When I read the title — Intellectual Shamans: Management Academics Making A Difference by Sandra Waddock — I really, really wanted to like this book, and to be able to apply it to my dissertation. I strongly believe our educational system — economics and management in particular — need deep, powerful overhauls on their ethical teachings. I feel strongly about this for a variety of reasons, one of which is that studies have shown that economics — one of the foundation courses of management training — is either teaching or self-selecting for students to lose altruism, empathy, and compassion; to behave more selfishly and avoid cooperation; and to expect the worst of others. These are emphatically not the ethics I want to have predominating in corporate America!

Initially it seems this book too is suggesting a sea change in management ethics — through the teachings of what the author refers to as intellectual shamans. I love that phrase! It brings a spiritual element to academia which I feel is sorely lacking. I'm not suggesting that universities, say, require classes in pre-approved versions of christianity before anyone can graduate with any degree, or that there be, for example, a mandatory prayer hour each day. But I do feel the emphasis on only quantitative statistical financial data which is currently in vogue for business classes is causing the students to miss some really important — dare I say spiritual? — intangibles… concepts such as cooperation, fairness, compassion and empathy, and consideration for others. Heck, even some psychology or anthropology might help business students, so that they could learn that humans thrived evolutionarily due to unselfish behavior and concern for others in the group.

But returning to the book: Maddock defines intellectual shamans as "scholars who become fully who they must be, and find and live their purpose, to serve the world through three capacities: healing, connecting, and sense-making, and in the process seek or come to wisdom" (1), and "formally" defines intellectual shamanism as "intellectual work (theory, research, writing, and teaching) that integrates healing, connecting (intermediation or the mediating of boundaries), and sensemaking to serve the greater good" (3). She is quite frank that this is qualitative rather than quantitative teaching and research: "it is the light that shines from them [intellectual shamans] that helps us identify them, even though this is hardly a scientific concept" (5). She also heavily emphasizes the "becoming who one must be" element of her definition of shamanism, adding that in taking this route:

many (perhaps not all) intellectual shamans become wise elders — sages. Wisdom, as I define it, also has a tripartite definition: wisdom is the integration of systems understanding, moral imagination, and aesthetic sensibility in the service of the greater good, which in the case of intellectual shamans is reflected in their healing orientation. (4)

She goes on to explain her choice of phrasing — first why she considers them shamanic and then why intellectual. According to her interpretation of her research on these individuals, they are shamanic because they have:

undertaken the task (some would call it the spiritual task) of finding and living out their core purpose in the world — and in doing that they are trying to help make the world a better place. Their implicit and sometimes explicit message to all of us is to do the same…. in shaping their purposes, they serve the world in some important way. (3)

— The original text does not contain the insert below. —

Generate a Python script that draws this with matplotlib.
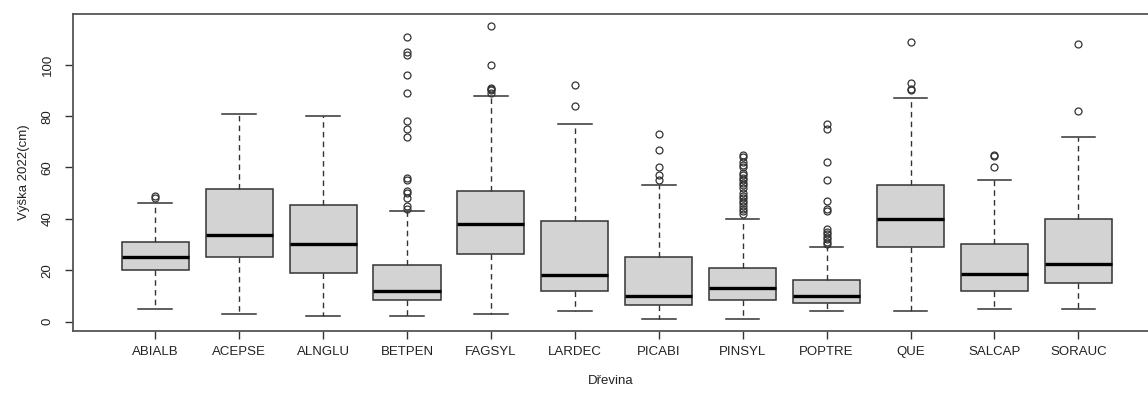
import matplotlib.pyplot as plt

plt.rcParams['font.family'] = ['Liberation Sans', 'DejaVu Sans']

species = ['ABIALB', 'ACEPSE', 'ALNGLU', 'BETPEN', 'FAGSYL', 'LARDEC',
           'PICABI', 'PINSYL', 'POPTRE', 'QUE', 'SALCAP', 'SORAUC']
whislo = [5, 3, 2, 2, 3, 4, 1, 1, 4, 4, 5, 5]
q1 = [20, 25, 19, 8.5, 26.3, 12, 6.3, 8.3, 7.1, 29.2, 12, 15]
med = [25.3, 33.6, 30, 12, 38, 18, 10, 13, 10, 40, 18.7, 22.3]
q3 = [31, 51.8, 45.2, 22, 51, 39, 25, 21, 16, 53, 30, 40]
whishi = [46, 81, 80, 43, 88, 77, 53, 40, 29, 87, 55, 72]
fliers = [
    [48, 49],
    [],
    [],
    [44, 45, 48, 50, 51, 55, 56, 72, 75, 78, 89, 96, 104, 105, 111],
    [89, 90, 90.5, 91, 100, 115],
    [84, 92],
    [55, 57, 60, 67, 73],
    [42, 43, 44, 45, 46, 47, 48, 49, 50, 52, 53, 54, 55, 56, 57, 58,
     60, 61, 62, 64, 65],
    [30, 31, 32, 33, 34, 35, 36, 43, 44, 47, 55, 62, 75, 77],
    [90, 90.5, 93, 109],
    [60, 64.5, 65],
    [82, 108],
]
yticks = [0, 20, 40, 60, 80, 100]

stats = []
for i, name in enumerate(species):
    stats.append(dict(label=name, whislo=whislo[i], q1=q1[i], med=med[i],
                      q3=q3[i], whishi=whishi[i], fliers=fliers[i]))

fig = plt.figure(figsize=(11.48, 3.94), dpi=100)
ax = fig.add_axes([73 / 1148, 1 - 331 / 394, 1 - 73 / 1148, (331 - 14) / 394])

edge = '#333333'
ax.bxp(stats, positions=range(1, 13), widths=0.8, patch_artist=True,
       boxprops=dict(facecolor='#d3d3d3', edgecolor=edge, linewidth=1.1),
       medianprops=dict(color='black', linewidth=2.4, solid_capstyle='butt'),
       whiskerprops=dict(color=edge, linewidth=1, linestyle=(0, (4, 3))),
       capprops=dict(color=edge, linewidth=1.1),
       capwidths=0.4,
       flierprops=dict(marker='o', markersize=5, markerfacecolor='none',
                       markeredgecolor=edge, markeredgewidth=0.9))

ax.set_xlim(0.02, 12.83)
ax.set_ylim(-3.7, 119.8)
ax.set_yticks(yticks)
ax.set_yticklabels([str(v) for v in yticks], rotation=90, va='center')
ax.tick_params(axis='both', colors='#333333', labelcolor='#222222',
               labelsize=9.5, length=6, width=1)
ax.tick_params(axis='x', pad=5)
ax.tick_params(axis='y', pad=8)
for s in ['left', 'top', 'bottom']:
    ax.spines[s].set_color('#555555')
    ax.spines[s].set_linewidth(1.3)
ax.spines['right'].set_visible(False)

ax.set_ylabel('Výška 2022(cm)', fontsize=9.5, color='#222222', labelpad=8)
ax.set_xlabel('Dřevina', fontsize=9.5, color='#222222', labelpad=12)

fig.savefig('out.png', dpi=100)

She further clarifies her beliefs regarding these individuals, and on what she means by their service capacities, by noting that:

[a]s intellectual shamans within a broadly defined management academy, they do this [serve the world] through the tasks of healing something intellectual or idea-based, be it theory, research, or practice; of connecting, which means mediating across boundaries or boundary-spanning; and of sensemaking. But they might be operating in any number of other realms of academia — or simply other realms. (3)

Perhaps most intriguingly, Waddock explicitly notes that this research has helped her — and, she hopes, others as well — understand that:

we all have the capacity to become intellectual — or other types of — shamans, depending on our own gifts, power, and callings. We 'simply' need to have the courage to answer the call to become who we really are, to work in service to something beyond ourselves that tries to make the world or something in it better, and follow that call in our life's work by doing work that matters, makes a difference. (7)

I find this a hopeful beginning and an encouraging message — a sort of shamanic version of Gandhi's "be the change you wish to see in the world," so to speak. I've often felt that education should step up to the plate more as far as working deliberately towards making a better world.

That being said, I found myself feeling oddly, increasingly uncomfortable as I continued reading. Part of this I knew was due to the 28 individuals which the author chose to interview. She emphasized repeatedly how inadequate "standard" markers of a quality reputation — such as, for example, number of citations of one's works, or how many books published and articles written for so-called 'A'-level journals — are for intellectual shamans… yet when introducing each individual she dedicated two or three pages each to effectively reciting their CVs — isn't that the classic marker of quality? — and other notable accomplishments.

More disconcerting was the lack of diversity in her selection of intellectual shamans: out of 28 individuals there are only four women, one of whom is of Indian descent. Googling the others, I think there's also a South African, some Europeans, and several Canadians — two of which were apparently born in India. Past those two, however… they all look very white!